Intergration of renewable energy in India- a study by CEAI

Integration of renewable energy in India – its challenges & solutions

 

With the increasing emphasis on the need for sustainable sources of energy, India has been taking steps toward installing systems for this particular concept. Even the Indian states having higher renewable resources have a higher share of variable renewable energy than most countries. There are large inequalities among the state with respect to them accessing renewable sources of energy. The top 10 states with a higher share of solar and wind energy have to be – Tamil Nadu, Karnataka, Gujarat, Rajasthan, Andhra Pradesh, Maharashtra, Madhya Pradesh, Telangana, Punjab, and Kerala.

 

While talking about renewable sources of energy, on one side Indian states have higher renewable sources of energy out of which 29% of annual electricity generation in Karnataka comes from solar and wind energy. The same is 20%, 18%, and 14% in Rajasthan, Tamil Nadu, and Gujarat respectively. Whereas on the other hand, many states in India are facing system integration challenges. This is so because states with higher sustainable sources of energy have higher variable renewable energy (VRE).

 

Principle challenges of integrating Renewable energy in India - a study by CEAI

CEAI, Consulting engineers association of India, talks about the 3rd largest energy-consuming country in the world and the principal challenges it has been facing in today’s era.

India faces difficulties in energy access, integration of renewable energy, and emissions reduction.

Recent studies show the main factors included while facing the integration of renewable energy – to name a few: short-term frequency variations and local voltage issues, increased variability of hourly demand, and the increased need requirements due to the impact of solar on net demand.

 

The solution by CEAI for renewable energy in india

 

CEAI explains the power system transformation in India which is the new step taken forward for the integration of renewable energy systems and a solution to overcome the above challenges. This power system transformation is supported by transforming the electricity demand from passive consumption to more proactive participation. In simple words here, the different sectors will come into place. For example agriculture sector – has already been an important character in balancing the power supply and demand through involuntary irrigation load shifting. This provides a low-cost power system flexibility in India through high-level windmills and solar.

 

When it comes to the residential sector, shifting toward digital metering and smart homes has proven to be of good limiting interoperability and a better consumer choice.

 

Another system to help put in place for renewable energy would be the rooftop solar power supply. While many of the largest solar-powered countries have focused mainly on rooftop installation, India’s solar power is generated through large plants installed on the ground. This is soon to change as the potential land prices are expected to rise which enables rooftop solar in India to connect with the new system.

 

Along with these steps toward the power system transformation Integration in India, the states are also worried about the existing coal-fired power plants. A stricter set of rules are put in place with respect to emissions. To imply these stricter emission standards, coal plants are to be reviewed again.

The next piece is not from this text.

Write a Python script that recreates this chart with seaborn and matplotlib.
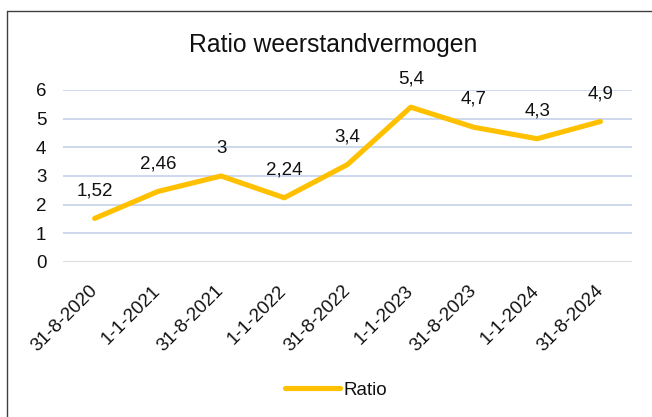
import matplotlib
matplotlib.use("Agg")
import matplotlib.pyplot as plt
import seaborn as sns
import numpy as np
import pandas as pd
from matplotlib.lines import Line2D

dates = ["31-8-2020", "1-1-2021", "31-8-2021", "1-1-2022", "31-8-2022",
         "1-1-2023", "31-8-2023", "1-1-2024", "31-8-2024"]
ratio = [1.52, 2.46, 3, 2.24, 3.4, 5.4, 4.7, 4.3, 4.9]
ratio_labels = ["1,52", "2,46", "3", "2,24", "3,4", "5,4", "4,7", "4,3", "4,9"]
yticks = [0, 1, 2, 3, 4, 5, 6]

sns.set_theme(style="white")
plt.rcParams['font.family'] = ['Liberation Sans', 'DejaVu Sans']

W, H = 652, 417
fig = plt.figure(figsize=(W / 100, H / 100), dpi=100)
fig.patch.set_facecolor("white")

ax_l, ax_r, ax_t, ax_b = 63, 632, 90, 262
ax = fig.add_axes([ax_l / W, 1 - ax_b / H, (ax_r - ax_l) / W, (ax_b - ax_t) / H])

df = pd.DataFrame({"pos": np.arange(len(dates)), "Ratio": ratio})
TXT = "#111111"
FS = 13.5

# gridlines
for v in yticks:
    ax.axhline(v, color="#D9D9D9" if v == 0 else "#CAD6EC", lw=1.3, zorder=0)

sns.lineplot(data=df, x="pos", y="Ratio", ax=ax, color="#FFC000", lw=3.7,
             label="Ratio", legend=False, zorder=3)
ax.lines[-1].set_solid_capstyle("round")

for x, y, t in zip(df["pos"], ratio, ratio_labels):
    ax.annotate(t, (x, y), xytext=(0, 20), textcoords="offset points",
                ha="center", va="center", fontsize=FS, color=TXT)

ax.set_xlim(-0.5, len(dates) - 0.5)
ax.set_ylim(0, 6)
ax.set_yticks(yticks)
ax.set_yticklabels([str(v) for v in yticks], fontsize=FS, color=TXT)
ax.set_xticks(df["pos"])
ax.set_xticklabels(dates, fontsize=FS, color=TXT, rotation=45,
                   ha="right", va="center", rotation_mode="anchor")
ax.tick_params(axis="x", length=0, pad=19)
ax.tick_params(axis="y", length=0, pad=12)
ax.set_xlabel("")
ax.set_ylabel("")
for s in ax.spines.values():
    s.set_visible(False)
ax.patch.set_alpha(0)

fig.text(333 / W, 1 - 45 / H, "Ratio weerstandvermogen", ha="center",
         va="center", fontsize=17.8, color=TXT)

handle = Line2D([], [], color="#FFC000", lw=3.7, solid_capstyle="round")
fig.legend([handle], ["Ratio"], loc="center", bbox_to_anchor=(336 / W, 1 - 390 / H),
           frameon=False, fontsize=FS, handlelength=2.9, handletextpad=0.2,
           borderpad=0, borderaxespad=0, labelcolor=TXT)

# outer chart border (cropped at right/bottom)
fig.add_artist(Line2D([6.5 / W, 6.5 / W], [1 - 11 / H, 0], transform=fig.transFigure,
                      color="#404040", lw=1.0))
fig.add_artist(Line2D([6.5 / W, 1], [1 - 11 / H, 1 - 11 / H], transform=fig.transFigure,
                      color="#404040", lw=1.0))

fig.savefig("out.png", dpi=100)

These coal plants, particularly, are predicted to operate less since the new renewable technologies supply more generation hence leading to reduced revenues.

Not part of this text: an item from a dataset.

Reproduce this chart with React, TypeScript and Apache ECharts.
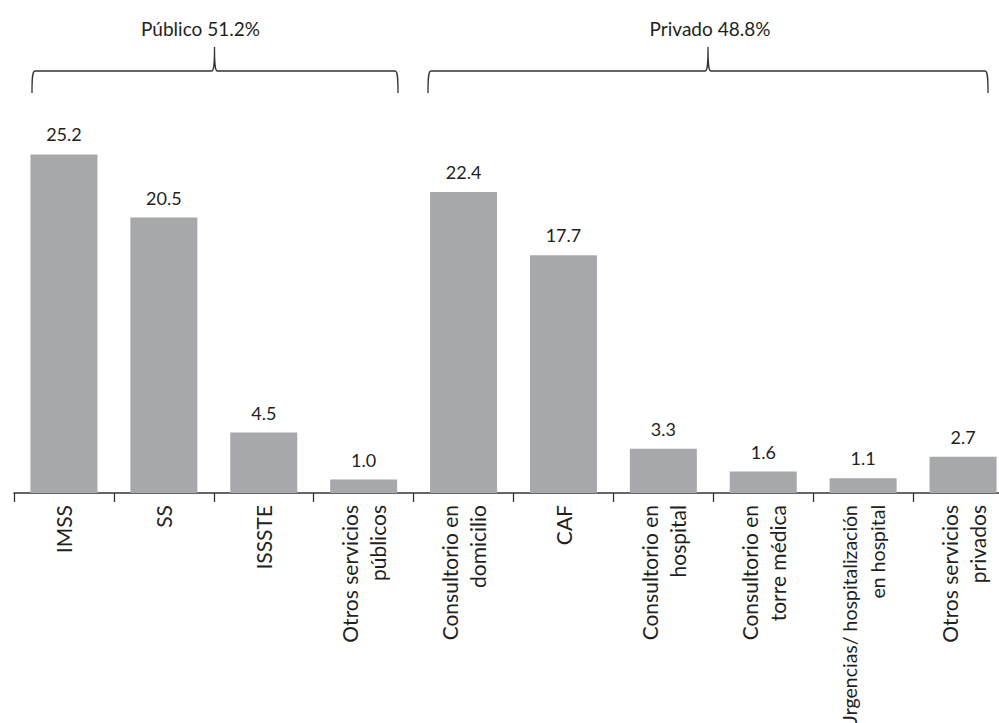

As stated by the – Policies Scenario (STEPS) of the International Energy Agency (IEA) World Energy Outlook (WEO), “coal capacity in the Indian power system will increase to 269 GW by 2030 compared to 235 GW in 2019” hence stating that the use of these coal plants will change drastically by 2030 by shifting the use to frequent operation near minimum and maximum output levels.

 

Analysis based on this particular IEA model suggests that additional power trading across states is an effective renewable integration solution that could help reduce curtailment by around 2.5% by 2030.

 

With all the challenges and the steps put forward, CEAI, still aims to put forward the facts and new systems that support India’s step towards the commitment to a goal of 450 GW of renewable energy capacity by 2030.

 

With all the above integration on new power systems, India is also boosting its great energy production through, as mentioned earlier, not just fully functioning Systems of renewable energy but also through traditional ways of wind, solar and hydro projects which also is supporting the reduction of fossil fuels.